Как не похожи были все эти древние мудрецы, вошедшие в предания, на жаждущего познания сына Неокла, которому судьба и история предназначили быть одним из последних больших философов Эллады! Эти бессмертные мужи, полные сил, уверенные в себе и своем необычном предназначении, убежденные в высшей гармонии мира и бытия, обуреваемые великими целями, наверное, не смогли бы даже представить себе того отчаяния, того страшного чувства поражения, неотвратимо приближающегося конца, которое все больше овладевало теперь их потомками, сковывая их творческие силы. Они были прекрасным и мощным, многообещающим началом той великой эстафеты познания, продолжить которую ощущал своим долгом, своим жизненным предназначением Эпикур. Без их дерзания был бы невозможен и его поиск, а без сравнения с их горделивой уверенностью останется непонятным горестное спокойствие Спасителя людей, его героическая попытка воспрепятствовать уж если не распаду греческого общества, то хотя бы распаду душ своих современников.
Многое в представлениях старинных философов казалось Эпикуру (о чем он упоминает в своих письмах и отдельных дошедших до нас замечаниях) наивным и даже вообще неверным, но и то, что он подверг впоследствии насмешливой критике, явилось необходимым фундаментом, на котором ему предстояло выстроить здание собственной системы. Однако уже тогда, когда сын Неокла в свои тринадцать-четырнадцать лет приступал к изучению философии, у него возникло смутное чувство, крепнущее со временем, что и он сам и его потерпевшие поражение соотечественники нуждаются в какой-то иной философии, более близкой к реальности жизни земной, чем доступные пониманию лишь немногих построения Гераклита или же Пифагора. Потому что сама жизнь вокруг уже давно и необратимо сделалась совершенно другой. И потому что сам он, не родовитый, в достаточной степени бедный, живущий, в сущности, за счет чужого, отнятого у кого-то клочка земли, с неясным будущим, ни в чем не похож на тех с детства причастных ко всяческим благам, презирающих мирские заботы сыновей благородных и богатых отцов, которые могли равнодушно отвергнуть и власть и богатство (того, чего у него никогда не было и быть не могло) ради единственного, что их привлекало, — осмысления мира.

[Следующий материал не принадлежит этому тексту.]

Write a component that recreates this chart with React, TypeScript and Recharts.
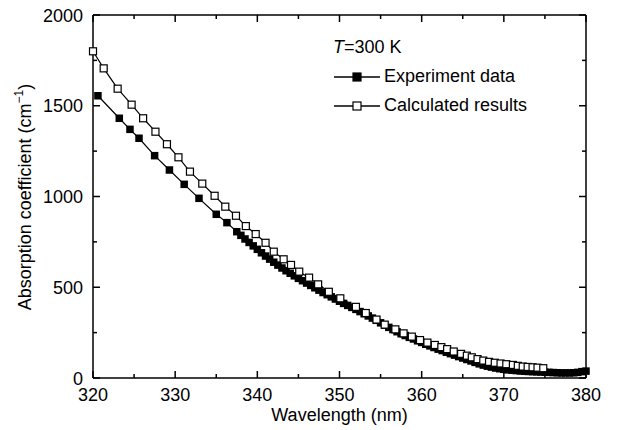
import { LineChart, Line, XAxis, YAxis } from 'recharts'

const FONT = '"Liberation Sans", Arial, Helvetica, sans-serif'
const FS = 18

// wavelength (nm) / absorption coefficient (cm^-1)
const expWavelength = [
  320.6, 323.2, 324.5, 325.6, 327.5, 329.3, 331.1, 332.9, 335.0, 336.3,
  337.5, 338.0, 338.5, 339.0, 339.5, 340.0, 340.5, 341.0, 341.5, 342.0,
  342.5, 343.0, 343.5, 344.0, 344.5, 345.0, 345.5, 346.0, 346.5, 347.0,
  347.5, 348.0, 348.5, 349.0, 349.5, 350.0, 350.5, 351.0, 351.5, 352.0,
  352.5, 353.0, 353.5, 354.0, 354.5, 355.0, 355.5, 356.0, 356.5, 357.0,
  357.5, 358.0, 358.5, 359.0, 359.5, 360.0, 360.5, 361.0, 361.5, 362.0,
  362.5, 363.0, 363.5, 364.0, 364.5, 365.0, 365.5, 366.0, 366.5, 367.0,
  367.5, 368.0, 368.5, 369.0, 369.5, 370.0, 370.5, 371.0, 371.5, 372.0,
  372.5, 373.0, 373.5, 374.0, 374.5, 375.0, 375.5, 376.0, 376.5, 377.0,
  377.5, 378.0, 378.5, 379.0, 379.5, 380.0,
]
const expAbsorption = [
  1555, 1431, 1370, 1321, 1225, 1146, 1067, 990, 902, 856,
  806, 786, 766, 747, 728, 709, 690, 672, 655, 638,
  622, 606, 591, 577, 563, 549, 536, 523, 510, 497,
  484, 471, 459, 447, 435, 423, 411, 400, 389, 378,
  366, 354, 342, 330, 318, 304, 291, 279, 267, 255,
  244, 234, 224, 215, 205, 196, 186, 177, 168, 159,
  151, 142, 134, 126, 118, 110, 102, 94, 86, 78,
  71, 65, 60, 55, 51, 48, 45, 43, 41, 39,
  37, 36, 35, 34, 33, 32, 31, 30, 29, 28,
  28, 28, 29, 31, 35, 38,
]

const calcWavelength = [
  320.0, 321.3, 323.0, 324.7, 326.1, 327.6, 329.0, 330.4, 331.8, 333.3,
  334.8, 336.1, 337.4, 338.6, 339.8, 341.0, 342.0, 343.2, 344.1, 345.1,
  346.3, 347.4, 348.7, 350.1, 352.0, 353.2, 354.5, 355.5, 356.8, 357.8,
  358.8, 359.8, 360.7, 361.6, 362.4, 363.1, 363.9, 364.8, 365.5, 366.1,
  366.8, 367.5, 368.2, 368.9, 369.6, 370.3, 371.1, 371.7, 372.3, 372.9,
  373.5, 374.1, 374.8,
]
const calcAbsorption = [
  1800, 1706, 1594, 1506, 1431, 1357, 1288, 1216, 1137, 1071,
  1004, 944, 894, 837, 793, 745, 696, 654, 623, 586,
  553, 516, 475, 439, 392, 358, 322, 294, 268, 246,
  228, 209, 195, 182, 170, 159, 146, 133, 123, 114,
  104, 96, 89, 84, 80, 76, 72, 67, 63, 61,
  59, 57, 54,
]

const xTicks = [320, 325, 330, 335, 340, 345, 350, 355, 360, 365, 370, 375, 380]
const yTicks = [0, 250, 500, 750, 1000, 1250, 1500, 1750, 2000]

const expData = expWavelength.map((x, i) => ({ x, y: expAbsorption[i] }))
const calcData = calcWavelength.map((x, i) => ({ x, y: calcAbsorption[i] }))

const MAJOR = 7
const MINOR = 4

const BottomTick = ({ x, y, payload }: any) => {
  const major = payload.value % 10 === 0
  return (
    <g>
      <line x1={x} x2={x} y1={y} y2={y - (major ? MAJOR : MINOR)} stroke="#000" strokeWidth={1.5} />
      {major && (
        <text x={x} y={y + 23} textAnchor="middle" fontSize={FS} fontFamily={FONT} fill="#000">
          {payload.value}
        </text>
      )}
    </g>
  )
}

const TopTick = ({ x, y, payload }: any) => {
  const major = payload.value % 10 === 0
  return <line x1={x} x2={x} y1={y} y2={y + (major ? MAJOR : MINOR)} stroke="#000" strokeWidth={1.5} />
}

const LeftTick = ({ x, y, payload }: any) => {
  const major = payload.value % 500 === 0
  return (
    <g>
      <line x1={x} x2={x + (major ? MAJOR : MINOR)} y1={y} y2={y} stroke="#000" strokeWidth={1.5} />
      {major && (
        <text x={x - 10} y={y + 6.5} textAnchor="end" fontSize={FS} fontFamily={FONT} fill="#000">
          {payload.value}
        </text>
      )}
    </g>
  )
}

const RightTick = ({ x, y, payload }: any) => {
  const major = payload.value % 500 === 0
  return <line x1={x} x2={x - (major ? MAJOR : MINOR)} y1={y} y2={y} stroke="#000" strokeWidth={1.5} />
}

const FilledSquare = ({ cx, cy, index }: any) => (
  <rect key={`e-${index}`} x={cx - 3.75} y={cy - 3.75} width={7.5} height={7.5} fill="#000" />
)

const OpenSquare = ({ cx, cy, index }: any) => (
  <rect key={`c-${index}`} x={cx - 3.5} y={cy - 3.5} width={7} height={7} fill="#fff" stroke="#000" strokeWidth={1.2} />
)

const LegendIcon = ({ filled }: { filled: boolean }) => (
  <svg width={48} height={12} style={{ marginRight: 3 }}>
    <line x1={1} x2={47} y1={6} y2={6} stroke="#000" strokeWidth={1.5} />
    <rect
      x={20}
      y={2}
      width={8}
      height={8}
      fill={filled ? '#000' : '#fff'}
      stroke="#000"
      strokeWidth={1.2}
    />
  </svg>
)

const LegendBox = () => (
  <div
    style={{
      position: 'absolute',
      left: 333,
      top: 33,
      fontFamily: FONT,
      fontSize: FS,
      color: '#000',
      lineHeight: '29px',
      whiteSpace: 'nowrap',
    }}
  >
    <div>
      <i>T</i>=300 K
    </div>
    <div style={{ display: 'flex', alignItems: 'center' }}>
      <LegendIcon filled />
      <span>Experiment data</span>
    </div>
    <div style={{ display: 'flex', alignItems: 'center' }}>
      <LegendIcon filled={false} />
      <span>Calculated results</span>
    </div>
  </div>
)

const YLabel = () => (
  <text
    transform="translate(31, 197) rotate(-90)"
    textAnchor="middle"
    fontSize={FS}
    fontFamily={FONT}
    fill="#000"
  >
    Absorption coefficient (cm
    <tspan dy={-8} fontSize={12}>−1</tspan>
    <tspan dy={8}>)</tspan>
  </text>
)

const XLabel = () => (
  <text x={339.5} y={421} textAnchor="middle" fontSize={FS} fontFamily={FONT} fill="#000">
    Wavelength (nm)
  </text>
)

export default function App() {
  return (
    <div style={{ position: 'absolute', left: 0, top: 0, width: 617, height: 430, background: '#fff' }}>
      <LineChart width={617} height={430} margin={{ top: 14, right: 30, bottom: 22, left: 33 }}>
        <XAxis
          xAxisId="bottom"
          type="number"
          dataKey="x"
          domain={[320, 380]}
          ticks={xTicks}
          tickSize={0}
          tickMargin={0}
          tick={BottomTick}
          height={30}
          axisLine={{ stroke: '#000', strokeWidth: 1.5 }}
          tickLine={false}
          interval={0}
          label={{ content: () => <XLabel /> }}
        />
        <XAxis
          xAxisId="top"
          orientation="top"
          type="number"
          dataKey="x"
          domain={[320, 380]}
          ticks={xTicks}
          tickSize={0}
          tickMargin={0}
          tick={TopTick}
          height={1}
          axisLine={{ stroke: '#000', strokeWidth: 1.5 }}
          tickLine={false}
          interval={0}
        />
        <YAxis
          yAxisId="left"
          type="number"
          domain={[0, 2000]}
          ticks={yTicks}
          tickSize={0}
          tickMargin={0}
          tick={LeftTick}
          width={60}
          axisLine={{ stroke: '#000', strokeWidth: 1.5 }}
          tickLine={false}
          interval={0}
          label={{ content: () => <YLabel /> }}
        />
        <YAxis
          yAxisId="right"
          orientation="right"
          type="number"
          domain={[0, 2000]}
          ticks={yTicks}
          tickSize={0}
          tickMargin={0}
          tick={RightTick}
          width={1}
          axisLine={{ stroke: '#000', strokeWidth: 1.5 }}
          tickLine={false}
          interval={0}
        />
        <Line
          xAxisId="bottom"
          yAxisId="left"
          data={expData}
          dataKey="y"
          name="Experiment data"
          stroke="#000"
          strokeWidth={1.2}
          dot={FilledSquare}
          activeDot={false}
          isAnimationActive={false}
        />
        <Line
          xAxisId="top"
          yAxisId="right"
          data={calcData}
          dataKey="y"
          name="Calculated results"
          stroke="#000"
          strokeWidth={1.2}
          dot={OpenSquare}
          activeDot={false}
          isAnimationActive={false}
        />
      </LineChart>
      <LegendBox />
    </div>
  )
}
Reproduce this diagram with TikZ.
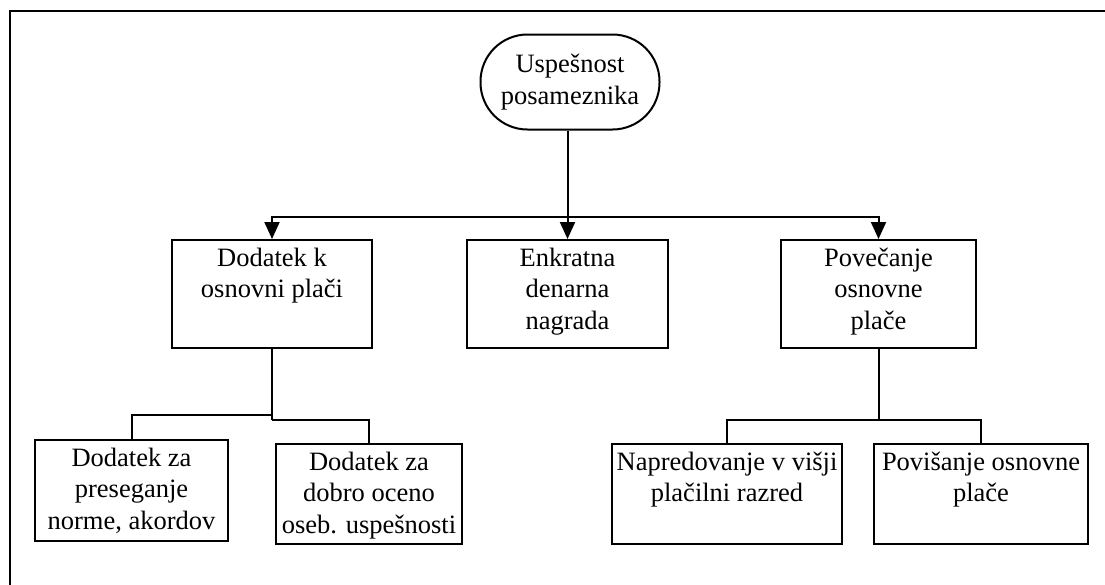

Впрочем, размышления о закономерностях космоса и сущности бытия с каждым годом все больше казались (и прежде всего они казались такими новым хозяевам эллинского мира — македонянам и их приспешникам) бесполезным и безобидным развлечением, которым могли утешать себя все еще мудрствующие греки, между тем как истинные мужи, ведомые своим необыкновенным царем, вершили историю. После того как, «собравшись на Истме и постановив вместе с Александром идти войной на персов, греки провозгласили его своим вождем», сын Филиппа, называвший себя сыном Зевса, мог наконец выступить в тот поход, ради которого — в чем он был непоколебимо уверен — его и послали на землю бессмертные боги. Весной 334 года с тридцатью тысячами пеших воинов и четырьмя тысячами всадников Александр двинулся в Азию, оставив часть войска под командованием своего приближенного стратега Антипатра в Македонии.
Вскоре весь греческий мир узнал о блестящей победе над персами при Гранине, за которой последовали пять лет неповторимых походов и легендарных сражений, в которых великий Александр «не только ни разу не был побежден врагами, но даже оказывался сильнее пространства и времени; это поощряло его и без того пылкое честолюбие и увлекало на осуществление самых пылких замыслов». Битва при Иссе, гибель царя Дария под Гавгамелами, покорение варварских государств, невиданной пышности царские дворцы и несметные сокровища, захваченные воинами Александра: «Македоняне тогда впервые научились ценить золото, серебро, женщин, вкусили прелесть варварского образа жизни и, точно псы, почуявшие след, торопились разыскать и захватить все богатства персов». Однако снедаемый великими замыслами царь вел их дальше и дальше, через земли бактрийцев и парфян, в сказочную Индию, преодолевая «ненастья, зной, глубокие реки, недоступные птицам высоты скал, невиданные образы зверей, скудное питание…» Весь огромный мир раскрывался перед богоподобным царем, ложился у его ног, и, завороженный этим казавшимся чудесной сказкой зрелищем, сын Филиппа и Зевса не желал замечать ничего предвещавшего изменение хода событий.
Под проливным дождем и ураганным ветром, когда «на глазах Александра несколько воинов было убито и испепелено молнией», шла переправа через вздувшуюся, выходящую из берегов реку Гидасп, ноги солдат, изможденных тропической сыростью, болезнями и недоеданием, не держались на скользком дне, и для всех, кроме самого царя, с каждым днем становилось все очевиднее, что пришла пора возвращаться.